■ What you should do ■
In this exercise, print only the lines of the records below from the one with "Clone this chart in Bokeh." through the one with "v in otros_silais]))", inclusive. Pictures are not part of the copy.

■ Records for processing ■
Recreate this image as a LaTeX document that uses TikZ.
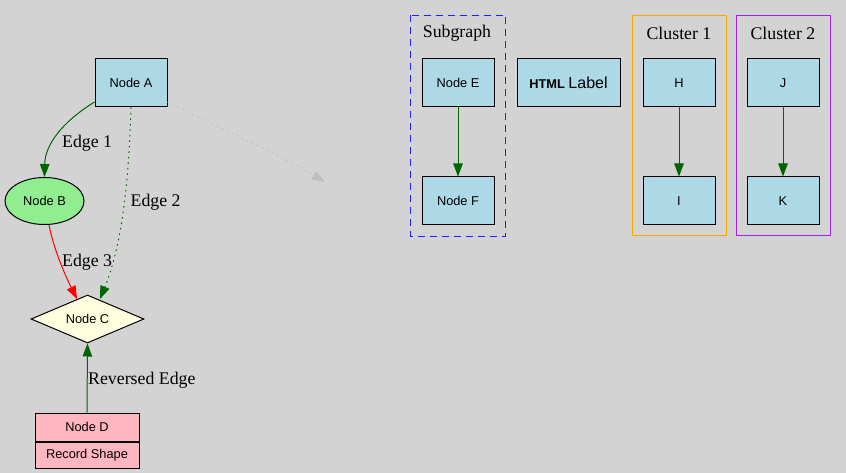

* * *

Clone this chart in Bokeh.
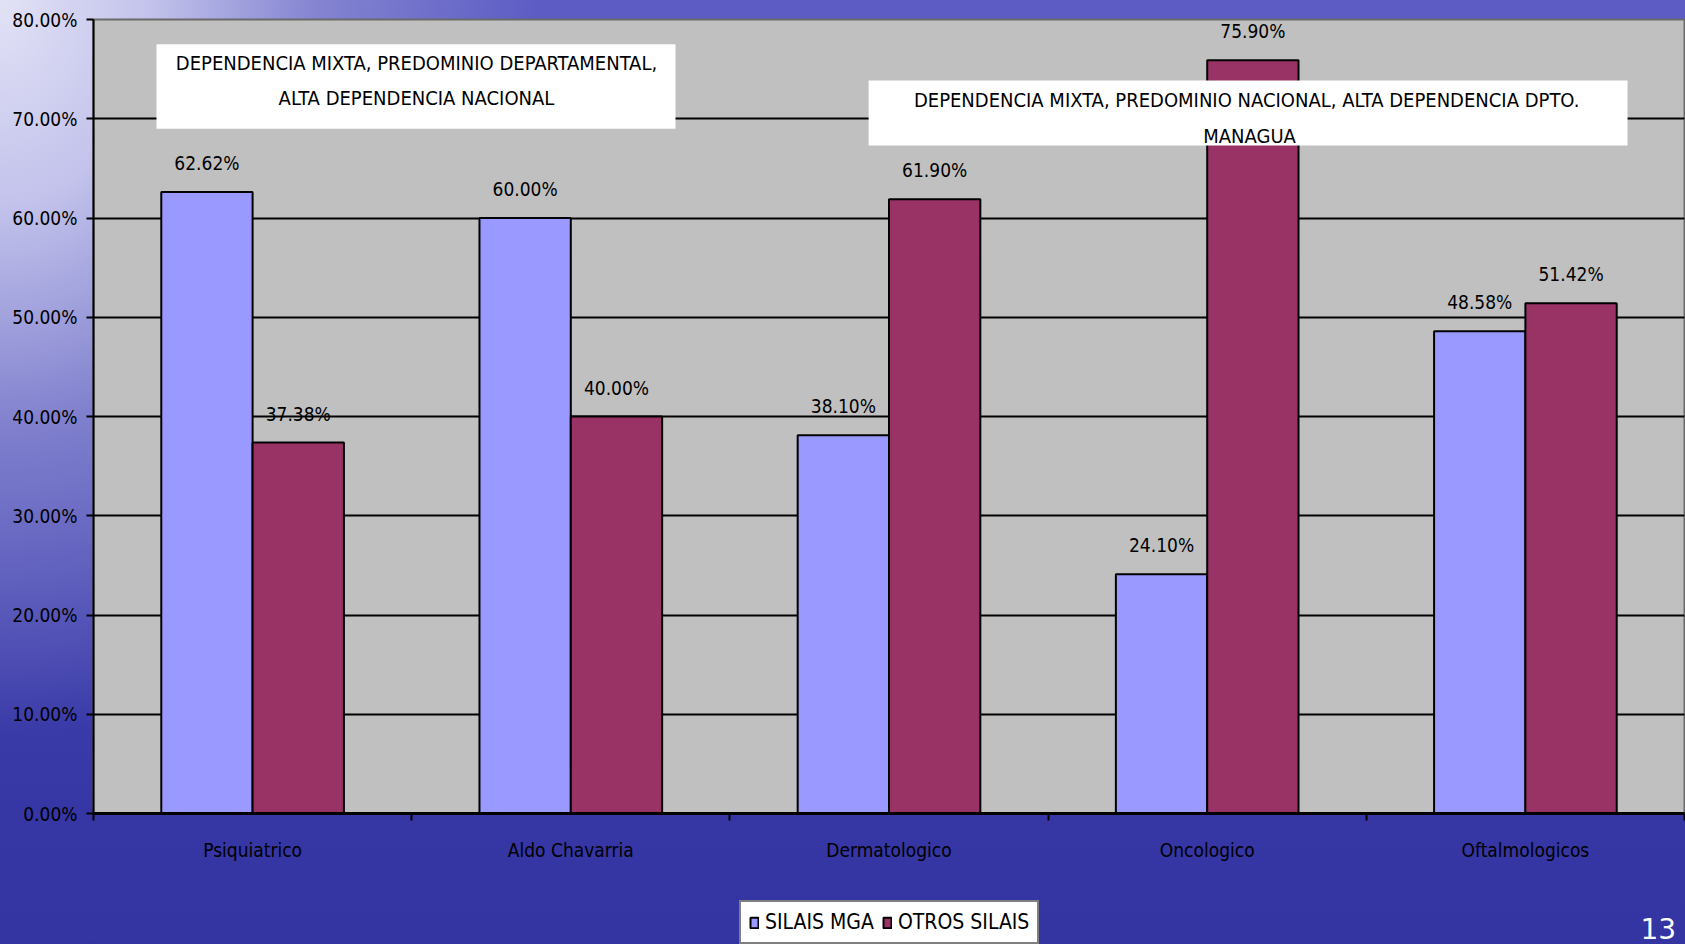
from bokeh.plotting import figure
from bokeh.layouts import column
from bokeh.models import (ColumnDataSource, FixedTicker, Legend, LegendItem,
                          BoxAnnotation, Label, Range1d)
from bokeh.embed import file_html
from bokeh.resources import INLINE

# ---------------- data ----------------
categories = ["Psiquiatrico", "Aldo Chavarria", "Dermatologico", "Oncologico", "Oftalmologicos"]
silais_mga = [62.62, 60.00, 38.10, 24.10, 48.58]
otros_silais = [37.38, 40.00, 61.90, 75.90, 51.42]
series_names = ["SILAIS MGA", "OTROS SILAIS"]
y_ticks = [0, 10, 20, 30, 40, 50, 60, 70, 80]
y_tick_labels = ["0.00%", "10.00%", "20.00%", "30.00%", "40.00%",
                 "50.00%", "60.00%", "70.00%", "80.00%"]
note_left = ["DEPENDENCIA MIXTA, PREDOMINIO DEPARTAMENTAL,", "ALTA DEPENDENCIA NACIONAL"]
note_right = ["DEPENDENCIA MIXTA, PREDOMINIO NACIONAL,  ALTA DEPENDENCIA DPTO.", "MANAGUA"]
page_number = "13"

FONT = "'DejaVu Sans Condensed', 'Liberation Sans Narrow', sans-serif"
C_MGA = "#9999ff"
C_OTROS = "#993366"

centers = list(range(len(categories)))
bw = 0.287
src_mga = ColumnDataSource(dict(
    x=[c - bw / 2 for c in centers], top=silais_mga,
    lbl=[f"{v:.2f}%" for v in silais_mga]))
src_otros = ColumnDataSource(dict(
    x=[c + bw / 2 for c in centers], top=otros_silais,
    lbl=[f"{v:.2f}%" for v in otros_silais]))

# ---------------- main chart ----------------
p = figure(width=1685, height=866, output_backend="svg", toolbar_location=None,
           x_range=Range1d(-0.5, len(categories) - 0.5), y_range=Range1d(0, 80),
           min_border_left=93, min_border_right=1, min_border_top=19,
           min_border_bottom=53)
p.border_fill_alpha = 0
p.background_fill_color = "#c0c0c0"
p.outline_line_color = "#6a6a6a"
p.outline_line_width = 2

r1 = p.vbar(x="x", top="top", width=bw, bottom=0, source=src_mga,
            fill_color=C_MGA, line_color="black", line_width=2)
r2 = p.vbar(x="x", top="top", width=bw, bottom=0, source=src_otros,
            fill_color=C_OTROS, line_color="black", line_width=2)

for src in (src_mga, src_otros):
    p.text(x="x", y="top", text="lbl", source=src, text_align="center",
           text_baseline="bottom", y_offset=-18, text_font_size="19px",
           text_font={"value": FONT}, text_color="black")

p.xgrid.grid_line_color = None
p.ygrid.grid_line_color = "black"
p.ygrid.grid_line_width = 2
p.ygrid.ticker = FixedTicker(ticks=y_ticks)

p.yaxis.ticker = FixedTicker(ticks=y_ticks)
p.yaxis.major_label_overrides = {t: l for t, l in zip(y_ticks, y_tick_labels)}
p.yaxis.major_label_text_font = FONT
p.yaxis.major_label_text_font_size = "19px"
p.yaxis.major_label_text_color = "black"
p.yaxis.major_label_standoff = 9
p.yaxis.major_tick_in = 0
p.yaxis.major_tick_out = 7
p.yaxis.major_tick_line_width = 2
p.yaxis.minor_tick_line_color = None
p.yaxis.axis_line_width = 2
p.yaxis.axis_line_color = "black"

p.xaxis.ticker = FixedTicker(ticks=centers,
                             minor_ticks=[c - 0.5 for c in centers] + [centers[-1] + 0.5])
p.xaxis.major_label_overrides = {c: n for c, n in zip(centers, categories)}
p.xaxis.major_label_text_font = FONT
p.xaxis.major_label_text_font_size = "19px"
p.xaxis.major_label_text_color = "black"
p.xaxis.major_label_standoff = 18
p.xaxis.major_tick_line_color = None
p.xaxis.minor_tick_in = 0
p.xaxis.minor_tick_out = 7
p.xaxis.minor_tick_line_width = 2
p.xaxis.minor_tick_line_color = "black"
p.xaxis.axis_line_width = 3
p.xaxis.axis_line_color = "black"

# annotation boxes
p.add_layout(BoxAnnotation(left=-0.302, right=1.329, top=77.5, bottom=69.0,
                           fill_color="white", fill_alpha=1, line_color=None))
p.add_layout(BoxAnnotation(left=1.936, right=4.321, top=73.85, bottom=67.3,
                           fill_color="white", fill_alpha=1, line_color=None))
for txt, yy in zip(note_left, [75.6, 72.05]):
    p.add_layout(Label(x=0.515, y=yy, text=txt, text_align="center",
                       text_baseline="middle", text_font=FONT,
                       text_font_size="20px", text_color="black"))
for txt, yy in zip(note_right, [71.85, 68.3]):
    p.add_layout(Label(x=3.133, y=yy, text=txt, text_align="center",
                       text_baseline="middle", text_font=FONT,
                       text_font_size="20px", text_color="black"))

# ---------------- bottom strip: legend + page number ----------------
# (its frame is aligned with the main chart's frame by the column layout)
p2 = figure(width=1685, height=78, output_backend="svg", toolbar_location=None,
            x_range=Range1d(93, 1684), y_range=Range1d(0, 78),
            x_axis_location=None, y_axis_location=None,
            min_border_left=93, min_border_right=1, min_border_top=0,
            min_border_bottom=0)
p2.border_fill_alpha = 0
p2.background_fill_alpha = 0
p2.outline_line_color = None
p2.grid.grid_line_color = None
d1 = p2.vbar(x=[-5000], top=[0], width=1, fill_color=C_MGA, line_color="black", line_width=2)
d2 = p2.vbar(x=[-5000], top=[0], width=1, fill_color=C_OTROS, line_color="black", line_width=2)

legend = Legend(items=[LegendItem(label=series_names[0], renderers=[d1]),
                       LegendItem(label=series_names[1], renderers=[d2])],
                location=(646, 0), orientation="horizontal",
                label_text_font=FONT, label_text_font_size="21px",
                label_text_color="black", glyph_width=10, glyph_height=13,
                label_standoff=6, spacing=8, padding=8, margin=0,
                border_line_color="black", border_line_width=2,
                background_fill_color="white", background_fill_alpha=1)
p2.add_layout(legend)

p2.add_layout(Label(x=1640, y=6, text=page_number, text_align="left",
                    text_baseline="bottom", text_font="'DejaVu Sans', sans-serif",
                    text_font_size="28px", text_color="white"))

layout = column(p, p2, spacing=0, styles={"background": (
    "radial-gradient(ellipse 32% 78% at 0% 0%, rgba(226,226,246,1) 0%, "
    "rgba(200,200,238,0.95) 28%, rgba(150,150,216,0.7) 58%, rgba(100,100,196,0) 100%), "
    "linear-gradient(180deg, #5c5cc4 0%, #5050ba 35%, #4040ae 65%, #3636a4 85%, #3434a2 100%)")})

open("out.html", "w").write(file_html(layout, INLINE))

■ Answer ■
Clone this chart in Bokeh.
from bokeh.plotting import figure
from bokeh.layouts import column
from bokeh.models import (ColumnDataSource, FixedTicker, Legend, LegendItem,
                          BoxAnnotation, Label, Range1d)
from bokeh.embed import file_html
from bokeh.resources import INLINE

# ---------------- data ----------------
categories = ["Psiquiatrico", "Aldo Chavarria", "Dermatologico", "Oncologico", "Oftalmologicos"]
silais_mga = [62.62, 60.00, 38.10, 24.10, 48.58]
otros_silais = [37.38, 40.00, 61.90, 75.90, 51.42]
series_names = ["SILAIS MGA", "OTROS SILAIS"]
y_ticks = [0, 10, 20, 30, 40, 50, 60, 70, 80]
y_tick_labels = ["0.00%", "10.00%", "20.00%", "30.00%", "40.00%",
                 "50.00%", "60.00%", "70.00%", "80.00%"]
note_left = ["DEPENDENCIA MIXTA, PREDOMINIO DEPARTAMENTAL,", "ALTA DEPENDENCIA NACIONAL"]
note_right = ["DEPENDENCIA MIXTA, PREDOMINIO NACIONAL,  ALTA DEPENDENCIA DPTO.", "MANAGUA"]
page_number = "13"

FONT = "'DejaVu Sans Condensed', 'Liberation Sans Narrow', sans-serif"
C_MGA = "#9999ff"
C_OTROS = "#993366"

centers = list(range(len(categories)))
bw = 0.287
src_mga = ColumnDataSource(dict(
    x=[c - bw / 2 for c in centers], top=silais_mga,
    lbl=[f"{v:.2f}%" for v in silais_mga]))
src_otros = ColumnDataSource(dict(
    x=[c + bw / 2 for c in centers], top=otros_silais,
    lbl=[f"{v:.2f}%" for v in otros_silais]))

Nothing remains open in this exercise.